- The exercise
Exactly repeat the material, dropping only the pictures.

────

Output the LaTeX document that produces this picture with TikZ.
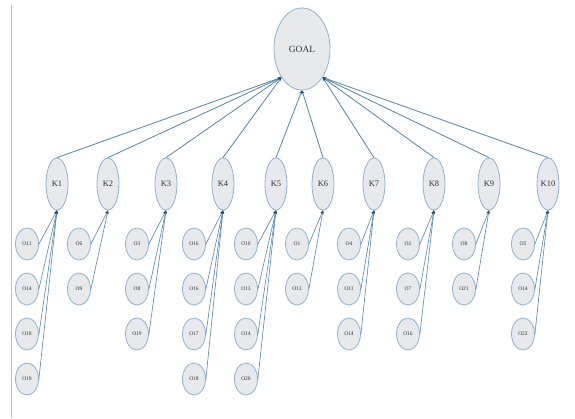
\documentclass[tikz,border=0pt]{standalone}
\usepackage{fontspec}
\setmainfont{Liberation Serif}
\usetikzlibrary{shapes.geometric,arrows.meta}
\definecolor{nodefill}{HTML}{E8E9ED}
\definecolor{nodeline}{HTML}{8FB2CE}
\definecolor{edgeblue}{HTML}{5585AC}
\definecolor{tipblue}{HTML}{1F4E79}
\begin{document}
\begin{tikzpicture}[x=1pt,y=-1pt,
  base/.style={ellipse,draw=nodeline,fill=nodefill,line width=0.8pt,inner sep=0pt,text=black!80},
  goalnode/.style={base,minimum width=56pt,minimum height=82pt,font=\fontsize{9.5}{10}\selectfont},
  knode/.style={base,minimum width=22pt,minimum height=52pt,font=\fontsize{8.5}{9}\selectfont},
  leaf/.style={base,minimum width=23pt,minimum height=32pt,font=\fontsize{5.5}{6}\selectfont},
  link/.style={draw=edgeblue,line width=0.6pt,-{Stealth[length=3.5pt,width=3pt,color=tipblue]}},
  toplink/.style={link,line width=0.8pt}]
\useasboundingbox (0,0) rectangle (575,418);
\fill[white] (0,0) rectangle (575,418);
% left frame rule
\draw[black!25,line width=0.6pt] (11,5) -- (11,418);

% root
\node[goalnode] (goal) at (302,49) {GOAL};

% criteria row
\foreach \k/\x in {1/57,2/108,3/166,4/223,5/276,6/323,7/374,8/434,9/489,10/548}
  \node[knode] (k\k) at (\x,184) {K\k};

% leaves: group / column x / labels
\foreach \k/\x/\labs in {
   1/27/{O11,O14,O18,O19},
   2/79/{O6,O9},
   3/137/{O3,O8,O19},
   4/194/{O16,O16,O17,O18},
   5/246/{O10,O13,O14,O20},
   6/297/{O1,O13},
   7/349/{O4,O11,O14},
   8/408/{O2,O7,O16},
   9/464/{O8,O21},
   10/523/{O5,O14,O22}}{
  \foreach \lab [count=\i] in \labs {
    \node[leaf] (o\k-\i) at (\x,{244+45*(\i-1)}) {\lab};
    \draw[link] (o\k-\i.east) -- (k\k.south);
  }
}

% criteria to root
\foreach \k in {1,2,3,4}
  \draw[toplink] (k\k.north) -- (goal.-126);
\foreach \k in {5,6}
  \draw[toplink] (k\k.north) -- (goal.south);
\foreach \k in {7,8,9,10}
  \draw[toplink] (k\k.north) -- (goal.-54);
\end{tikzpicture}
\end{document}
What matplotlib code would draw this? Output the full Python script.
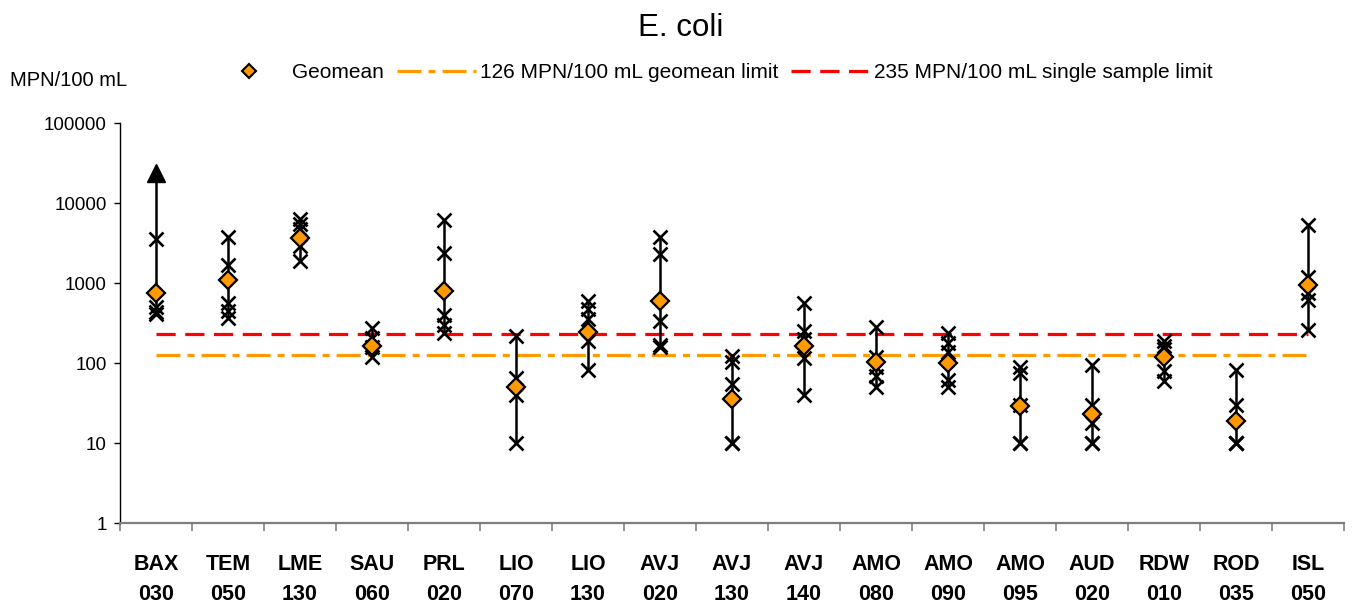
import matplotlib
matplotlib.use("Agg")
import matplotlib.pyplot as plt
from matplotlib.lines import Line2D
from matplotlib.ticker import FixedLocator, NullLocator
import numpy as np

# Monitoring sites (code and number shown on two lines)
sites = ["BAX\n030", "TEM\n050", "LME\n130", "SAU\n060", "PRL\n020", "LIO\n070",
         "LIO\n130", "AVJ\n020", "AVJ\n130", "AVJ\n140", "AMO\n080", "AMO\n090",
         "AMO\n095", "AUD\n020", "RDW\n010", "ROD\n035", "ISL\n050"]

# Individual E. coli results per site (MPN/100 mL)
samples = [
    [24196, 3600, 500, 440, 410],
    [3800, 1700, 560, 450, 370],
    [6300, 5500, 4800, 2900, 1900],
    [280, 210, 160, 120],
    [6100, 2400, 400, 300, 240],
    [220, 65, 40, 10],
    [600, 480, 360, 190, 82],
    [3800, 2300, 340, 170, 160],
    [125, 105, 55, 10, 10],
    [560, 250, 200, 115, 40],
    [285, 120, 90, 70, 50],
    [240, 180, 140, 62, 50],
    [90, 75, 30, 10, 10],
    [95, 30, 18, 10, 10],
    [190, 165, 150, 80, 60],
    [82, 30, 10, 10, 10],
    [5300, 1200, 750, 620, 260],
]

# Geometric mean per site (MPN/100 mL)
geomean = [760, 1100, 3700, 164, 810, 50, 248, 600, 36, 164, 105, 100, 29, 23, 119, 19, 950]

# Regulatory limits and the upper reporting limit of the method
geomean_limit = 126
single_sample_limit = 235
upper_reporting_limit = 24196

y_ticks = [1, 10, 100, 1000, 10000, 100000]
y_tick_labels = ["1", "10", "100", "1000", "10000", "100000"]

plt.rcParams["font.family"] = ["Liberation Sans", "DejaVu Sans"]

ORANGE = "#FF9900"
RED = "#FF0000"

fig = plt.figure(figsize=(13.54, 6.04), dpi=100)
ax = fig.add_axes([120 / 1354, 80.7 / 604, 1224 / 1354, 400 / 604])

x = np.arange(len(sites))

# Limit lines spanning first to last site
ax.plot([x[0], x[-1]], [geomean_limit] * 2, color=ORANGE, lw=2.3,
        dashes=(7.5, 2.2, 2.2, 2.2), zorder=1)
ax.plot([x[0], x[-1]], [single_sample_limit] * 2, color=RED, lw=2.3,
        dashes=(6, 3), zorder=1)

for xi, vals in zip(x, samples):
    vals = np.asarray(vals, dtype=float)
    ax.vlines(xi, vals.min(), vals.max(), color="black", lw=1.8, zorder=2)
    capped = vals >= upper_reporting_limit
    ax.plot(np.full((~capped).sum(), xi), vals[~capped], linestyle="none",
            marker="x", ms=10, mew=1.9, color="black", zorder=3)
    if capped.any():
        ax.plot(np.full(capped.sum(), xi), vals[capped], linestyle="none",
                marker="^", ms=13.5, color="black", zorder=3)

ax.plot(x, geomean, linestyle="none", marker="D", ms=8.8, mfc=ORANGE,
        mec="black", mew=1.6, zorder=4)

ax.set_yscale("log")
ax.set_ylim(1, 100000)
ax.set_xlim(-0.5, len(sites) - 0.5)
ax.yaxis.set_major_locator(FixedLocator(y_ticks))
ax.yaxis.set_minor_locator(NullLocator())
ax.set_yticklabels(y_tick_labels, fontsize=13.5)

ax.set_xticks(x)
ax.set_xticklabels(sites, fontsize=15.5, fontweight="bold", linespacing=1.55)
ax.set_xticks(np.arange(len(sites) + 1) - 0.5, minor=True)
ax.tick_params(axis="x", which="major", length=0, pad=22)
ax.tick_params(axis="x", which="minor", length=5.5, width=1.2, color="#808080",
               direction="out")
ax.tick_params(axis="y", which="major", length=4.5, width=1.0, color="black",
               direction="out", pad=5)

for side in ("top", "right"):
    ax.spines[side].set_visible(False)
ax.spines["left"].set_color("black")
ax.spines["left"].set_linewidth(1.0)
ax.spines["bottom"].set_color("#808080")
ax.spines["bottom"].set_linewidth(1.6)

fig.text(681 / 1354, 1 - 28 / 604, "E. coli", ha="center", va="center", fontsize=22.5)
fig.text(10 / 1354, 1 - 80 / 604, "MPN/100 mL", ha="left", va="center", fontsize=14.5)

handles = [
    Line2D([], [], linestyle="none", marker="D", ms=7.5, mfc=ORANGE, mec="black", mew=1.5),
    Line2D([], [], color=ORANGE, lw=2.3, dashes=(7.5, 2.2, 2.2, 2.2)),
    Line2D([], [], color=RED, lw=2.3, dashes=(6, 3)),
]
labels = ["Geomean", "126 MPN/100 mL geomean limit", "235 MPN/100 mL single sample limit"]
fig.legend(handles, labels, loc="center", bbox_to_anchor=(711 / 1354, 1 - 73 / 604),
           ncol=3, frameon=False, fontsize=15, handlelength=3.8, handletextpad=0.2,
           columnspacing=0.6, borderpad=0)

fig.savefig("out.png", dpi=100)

────

- Written solution
Output the LaTeX document that produces this picture with TikZ.
\documentclass[tikz,border=0pt]{standalone}
\usepackage{fontspec}
\setmainfont{Liberation Serif}
\usetikzlibrary{shapes.geometric,arrows.meta}
\definecolor{nodefill}{HTML}{E8E9ED}
\definecolor{nodeline}{HTML}{8FB2CE}
\definecolor{edgeblue}{HTML}{5585AC}
\definecolor{tipblue}{HTML}{1F4E79}
\begin{document}
\begin{tikzpicture}[x=1pt,y=-1pt,
  base/.style={ellipse,draw=nodeline,fill=nodefill,line width=0.8pt,inner sep=0pt,text=black!80},
  goalnode/.style={base,minimum width=56pt,minimum height=82pt,font=\fontsize{9.5}{10}\selectfont},
  knode/.style={base,minimum width=22pt,minimum height=52pt,font=\fontsize{8.5}{9}\selectfont},
  leaf/.style={base,minimum width=23pt,minimum height=32pt,font=\fontsize{5.5}{6}\selectfont},
  link/.style={draw=edgeblue,line width=0.6pt,-{Stealth[length=3.5pt,width=3pt,color=tipblue]}},
  toplink/.style={link,line width=0.8pt}]
\useasboundingbox (0,0) rectangle (575,418);
\fill[white] (0,0) rectangle (575,418);
% left frame rule
\draw[black!25,line width=0.6pt] (11,5) -- (11,418);

% root
\node[goalnode] (goal) at (302,49) {GOAL};

% criteria row
\foreach \k/\x in {1/57,2/108,3/166,4/223,5/276,6/323,7/374,8/434,9/489,10/548}
  \node[knode] (k\k) at (\x,184) {K\k};

% leaves: group / column x / labels
\foreach \k/\x/\labs in {
   1/27/{O11,O14,O18,O19},
   2/79/{O6,O9},
   3/137/{O3,O8,O19},
   4/194/{O16,O16,O17,O18},
   5/246/{O10,O13,O14,O20},
   6/297/{O1,O13},
   7/349/{O4,O11,O14},
   8/408/{O2,O7,O16},
   9/464/{O8,O21},
   10/523/{O5,O14,O22}}{
  \foreach \lab [count=\i] in \labs {
    \node[leaf] (o\k-\i) at (\x,{244+45*(\i-1)}) {\lab};
    \draw[link] (o\k-\i.east) -- (k\k.south);
  }
}

% criteria to root
\foreach \k in {1,2,3,4}
  \draw[toplink] (k\k.north) -- (goal.-126);
\foreach \k in {5,6}
  \draw[toplink] (k\k.north) -- (goal.south);
\foreach \k in {7,8,9,10}
  \draw[toplink] (k\k.north) -- (goal.-54);
\end{tikzpicture}
\end{document}
What matplotlib code would draw this? Output the full Python script.
import matplotlib
matplotlib.use("Agg")
import matplotlib.pyplot as plt
from matplotlib.lines import Line2D
from matplotlib.ticker import FixedLocator, NullLocator
import numpy as np

# Monitoring sites (code and number shown on two lines)
sites = ["BAX\n030", "TEM\n050", "LME\n130", "SAU\n060", "PRL\n020", "LIO\n070",
         "LIO\n130", "AVJ\n020", "AVJ\n130", "AVJ\n140", "AMO\n080", "AMO\n090",
         "AMO\n095", "AUD\n020", "RDW\n010", "ROD\n035", "ISL\n050"]

# Individual E. coli results per site (MPN/100 mL)
samples = [
    [24196, 3600, 500, 440, 410],
    [3800, 1700, 560, 450, 370],
    [6300, 5500, 4800, 2900, 1900],
    [280, 210, 160, 120],
    [6100, 2400, 400, 300, 240],
    [220, 65, 40, 10],
    [600, 480, 360, 190, 82],
    [3800, 2300, 340, 170, 160],
    [125, 105, 55, 10, 10],
    [560, 250, 200, 115, 40],
    [285, 120, 90, 70, 50],
    [240, 180, 140, 62, 50],
    [90, 75, 30, 10, 10],
    [95, 30, 18, 10, 10],
    [190, 165, 150, 80, 60],
    [82, 30, 10, 10, 10],
    [5300, 1200, 750, 620, 260],
]

# Geometric mean per site (MPN/100 mL)
geomean = [760, 1100, 3700, 164, 810, 50, 248, 600, 36, 164, 105, 100, 29, 23, 119, 19, 950]

# Regulatory limits and the upper reporting limit of the method
geomean_limit = 126
single_sample_limit = 235
upper_reporting_limit = 24196

y_ticks = [1, 10, 100, 1000, 10000, 100000]
y_tick_labels = ["1", "10", "100", "1000", "10000", "100000"]

plt.rcParams["font.family"] = ["Liberation Sans", "DejaVu Sans"]

ORANGE = "#FF9900"
RED = "#FF0000"

fig = plt.figure(figsize=(13.54, 6.04), dpi=100)
ax = fig.add_axes([120 / 1354, 80.7 / 604, 1224 / 1354, 400 / 604])

x = np.arange(len(sites))

# Limit lines spanning first to last site
ax.plot([x[0], x[-1]], [geomean_limit] * 2, color=ORANGE, lw=2.3,
        dashes=(7.5, 2.2, 2.2, 2.2), zorder=1)
ax.plot([x[0], x[-1]], [single_sample_limit] * 2, color=RED, lw=2.3,
        dashes=(6, 3), zorder=1)

for xi, vals in zip(x, samples):
    vals = np.asarray(vals, dtype=float)
    ax.vlines(xi, vals.min(), vals.max(), color="black", lw=1.8, zorder=2)
    capped = vals >= upper_reporting_limit
    ax.plot(np.full((~capped).sum(), xi), vals[~capped], linestyle="none",
            marker="x", ms=10, mew=1.9, color="black", zorder=3)
    if capped.any():
        ax.plot(np.full(capped.sum(), xi), vals[capped], linestyle="none",
                marker="^", ms=13.5, color="black", zorder=3)

ax.plot(x, geomean, linestyle="none", marker="D", ms=8.8, mfc=ORANGE,
        mec="black", mew=1.6, zorder=4)

ax.set_yscale("log")
ax.set_ylim(1, 100000)
ax.set_xlim(-0.5, len(sites) - 0.5)
ax.yaxis.set_major_locator(FixedLocator(y_ticks))
ax.yaxis.set_minor_locator(NullLocator())
ax.set_yticklabels(y_tick_labels, fontsize=13.5)

ax.set_xticks(x)
ax.set_xticklabels(sites, fontsize=15.5, fontweight="bold", linespacing=1.55)
ax.set_xticks(np.arange(len(sites) + 1) - 0.5, minor=True)
ax.tick_params(axis="x", which="major", length=0, pad=22)
ax.tick_params(axis="x", which="minor", length=5.5, width=1.2, color="#808080",
               direction="out")
ax.tick_params(axis="y", which="major", length=4.5, width=1.0, color="black",
               direction="out", pad=5)

for side in ("top", "right"):
    ax.spines[side].set_visible(False)
ax.spines["left"].set_color("black")
ax.spines["left"].set_linewidth(1.0)
ax.spines["bottom"].set_color("#808080")
ax.spines["bottom"].set_linewidth(1.6)

fig.text(681 / 1354, 1 - 28 / 604, "E. coli", ha="center", va="center", fontsize=22.5)
fig.text(10 / 1354, 1 - 80 / 604, "MPN/100 mL", ha="left", va="center", fontsize=14.5)

handles = [
    Line2D([], [], linestyle="none", marker="D", ms=7.5, mfc=ORANGE, mec="black", mew=1.5),
    Line2D([], [], color=ORANGE, lw=2.3, dashes=(7.5, 2.2, 2.2, 2.2)),
    Line2D([], [], color=RED, lw=2.3, dashes=(6, 3)),
]
labels = ["Geomean", "126 MPN/100 mL geomean limit", "235 MPN/100 mL single sample limit"]
fig.legend(handles, labels, loc="center", bbox_to_anchor=(711 / 1354, 1 - 73 / 604),
           ncol=3, frameon=False, fontsize=15, handlelength=3.8, handletextpad=0.2,
           columnspacing=0.6, borderpad=0)

fig.savefig("out.png", dpi=100)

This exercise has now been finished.